Two good benchmarks to separate the leaders from the laggards in the government sector are 1) the extent to which data is made available to both the public and data community in useful ways and 2) whether a government employs the right human capital in executive positions with both subject matter expertise and fluency in data use. Examples, include websites that open up the government checkbook to inspection (USA spending, Transparent Utah, and USPIRG). A good GUI is useful to a curious citizen, but of at least equal import is the ability of power data users to download the same data in bulk for true analytics. Governments will need Chief Data Scientists (in function if not title) to marshal the resources to truly leverage the value of the data governments maintain to drive more efficiency.
AR: Q2. How does a typical day of the Chief Data Officer for State of Utah looks like? What are the kind of problems that you work on?
DS: My typical day, in roughly equal measure, involves absorbing subject matter expertise, wrangling data, and communicating methods and results. Government is in many lines of business. Some of the things I have studied in the last few months: how to better optimize our supply chain management systems for our liquor stores, how to systematically detect fraud in administering hundreds of millions of dollars in benefit payments, how to redesign our human resource policies around the use and management of sick leave for a workforce of 20,000 employees.

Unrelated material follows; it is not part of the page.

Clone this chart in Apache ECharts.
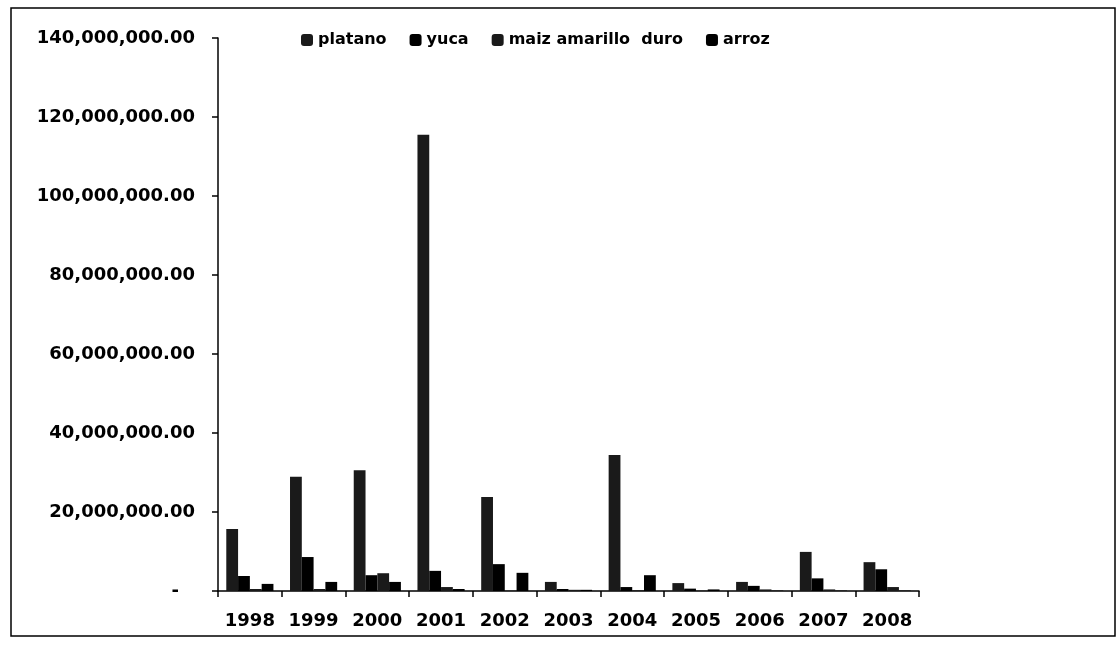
<!DOCTYPE html>
<html>
<head>
<meta charset="utf-8">
<script src="https://cdn.jsdelivr.net/npm/echarts@6/dist/echarts.min.js"></script>
<style>
  html, body { margin: 0; padding: 0; background: #fff; }
  #chart { width: 1120px; height: 646px; }
</style>
</head>
<body>
<div id="chart"></div>
<script>
// Annual values per crop, 1998–2008
const years = ['1998', '1999', '2000', '2001', '2002', '2003', '2004', '2005', '2006', '2007', '2008'];
const platano = [15700000, 28900000, 30600000, 115500000, 23800000, 2300000, 34400000, 2000000, 2300000, 9900000, 7300000];
const yuca = [3800000, 8600000, 4000000, 5100000, 6800000, 500000, 1000000, 600000, 1300000, 3200000, 5500000];
const maizAmarilloDuro = [500000, 500000, 4500000, 1000000, 100000, 300000, 200000, 100000, 400000, 400000, 1000000];
const arroz = [1800000, 2300000, 2300000, 500000, 4600000, 300000, 4000000, 400000, 100000, 100000, 100000];
const yTicks = { min: 0, max: 140000000, step: 20000000 };

const FONT = '"DejaVu Sans", "Liberation Sans", sans-serif';

function fmtMoney(v) {
  if (v === 0) return '{z|-}';
  return v.toLocaleString('en-US', { minimumFractionDigits: 2, maximumFractionDigits: 2 });
}

const chart = echarts.init(document.getElementById('chart'), null, { renderer: 'canvas' });

const barStyle = (color) => ({ color: color });

chart.setOption({
  backgroundColor: '#fff',
  animation: false,
  graphic: [{
    type: 'rect',
    shape: { x: 11, y: 8, width: 1104, height: 628 },
    style: { fill: 'none', stroke: '#000', lineWidth: 1.5 },
    silent: true
  }],
  legend: {
    left: 296,
    top: 27,
    itemWidth: 12,
    itemHeight: 12,
    itemGap: 23,
    icon: 'roundRect',
    textStyle: { fontFamily: FONT, fontWeight: 'bold', fontSize: 16, color: '#000' },
    data: ['platano', 'yuca', 'maiz amarillo  duro', 'arroz']
  },
  grid: { left: 218, right: 201, top: 38, bottom: 55, containLabel: false },
  xAxis: {
    type: 'category',
    data: years,
    axisLine: { lineStyle: { color: '#000', width: 1.5 } },
    axisTick: { show: true, length: 6, lineStyle: { color: '#000', width: 1.5 } },
    axisLabel: {
      interval: 0, hideOverlap: false,
      fontFamily: FONT, fontWeight: 'bold', fontSize: 18, color: '#000', margin: 21
    }
  },
  yAxis: {
    type: 'value',
    min: yTicks.min,
    max: yTicks.max,
    interval: yTicks.step,
    splitLine: { show: false },
    axisLine: { show: true, lineStyle: { color: '#000', width: 1.5 } },
    axisTick: { show: true, length: 6, lineStyle: { color: '#000', width: 1.5 } },
    axisLabel: {
      fontFamily: FONT, fontWeight: 'bold', fontSize: 18, color: '#000', margin: 23,
      formatter: fmtMoney,
      rich: { z: { fontFamily: FONT, fontWeight: 'bold', fontSize: 18, color: '#000', padding: [0, 16, 0, 0] } }
    }
  },
  series: [
    { name: 'platano', type: 'bar', data: platano, itemStyle: barStyle('#1a1a1a'), barGap: '0%', barCategoryGap: '26%' },
    { name: 'yuca', type: 'bar', data: yuca, itemStyle: barStyle('#000000') },
    { name: 'maiz amarillo  duro', type: 'bar', data: maizAmarilloDuro, itemStyle: barStyle('#1a1a1a') },
    { name: 'arroz', type: 'bar', data: arroz, itemStyle: barStyle('#000000') }
  ]
});
</script>
</body>
</html>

Over the last year, I have gained access to a dozen or more information systems and pulled billions of records out of widely divergent systems siloed across many departments and agencies. After transforming, exploring, and wrestling the data into a useful form, I write code to build models to detect problems and find efficiencies. I validate the models with field research or through discussion with subject matter experts. I also speak with Utah’s elected policy makers and agency management and write reports to communicate the research findings and recommendations for improving a wide swath of public policy.
AR: Q3. What are the most memorable "aha" experiences you have had when Analytics significantly impacted Public Policy?
DS: My most memorable “aha” experience with analytics changing public policy was when the Utah Legislature passed a bill in 2007, without a dissenting vote, to reform the state’s individual income tax to a single tax rate system. Changing the amount of tax people pay is extremely contentious, especially when raising taxes on 10% of taxpayers. I spent several years building the micro simulation model of the tax system to predict the effects of thousands of versions of potential reform. Policy makers used the results of the model to narrow reform based on the effects they desired. It was the most intense data driven policy making I have witnessed. People had more trust in the process when they could see their suggestions working through the model.
AR: Q4. Do you think some of the Government problems can be resolved through making the data publicly available and leveraging crowd-sourcing?
DS: Yes, I think making privacy screened data publicly available can help resolve contentious policy problems. Through crowd sourcing, everyone would have access to the foundational data, we would be better able to coalesce around facts that are universally accepted. It is not a panacea, and will not eliminate all disagreements or varying interpretation of the facts, but it will form a shared foundation which should increase the probability of finding common ground and agreement from which to build compromise.
AR: Q5. What is your opinion on the privacy concerns regarding Big Data?
DS: There are privacy concerns. They will only grow with time. Government is behind the curve in making rules for Big Data. In coming years there will almost surely be more regulation regarding how private data can be collected, aggregated, and used.
AR: Q6. What skills do you think are the most important for practioners in the field of Data Science?
DS: I am not sure it is a skill, but I think the most important disposition to have as an agent in the Data Science field is curiosity about the world. My interactions with some government employees compared with many of my talented research analysts over the last decade leads me to believe it is not an easily learned or exercised attribute. But curiosity only takes a person so far. It is wasted if it does not lead to subject matter expertise and a deep grasp of domain knowledge.
As far as skills, I think it is necessary for people to grasp a range of data architectures, be familiar with a few different programming languages while really mastering at least one. Always be aware of the context of an analysis to better communicate the methods and results to people who are not data scientists. Decision makers want a relevant story and plain language recommendations, not the really great math, impressive programming acrobatics, or even the beautifully artistic visualizations of data worthy of a nice frame.
AR: Q7. On a personal note, are there any good books that you’re reading lately, and would like to recommend?
DS: I’ve been reading Why Does the World Exist by Jim Holt, an exploration of the philosophical underpinnings of reality and the outlines of how people have approached the question through time.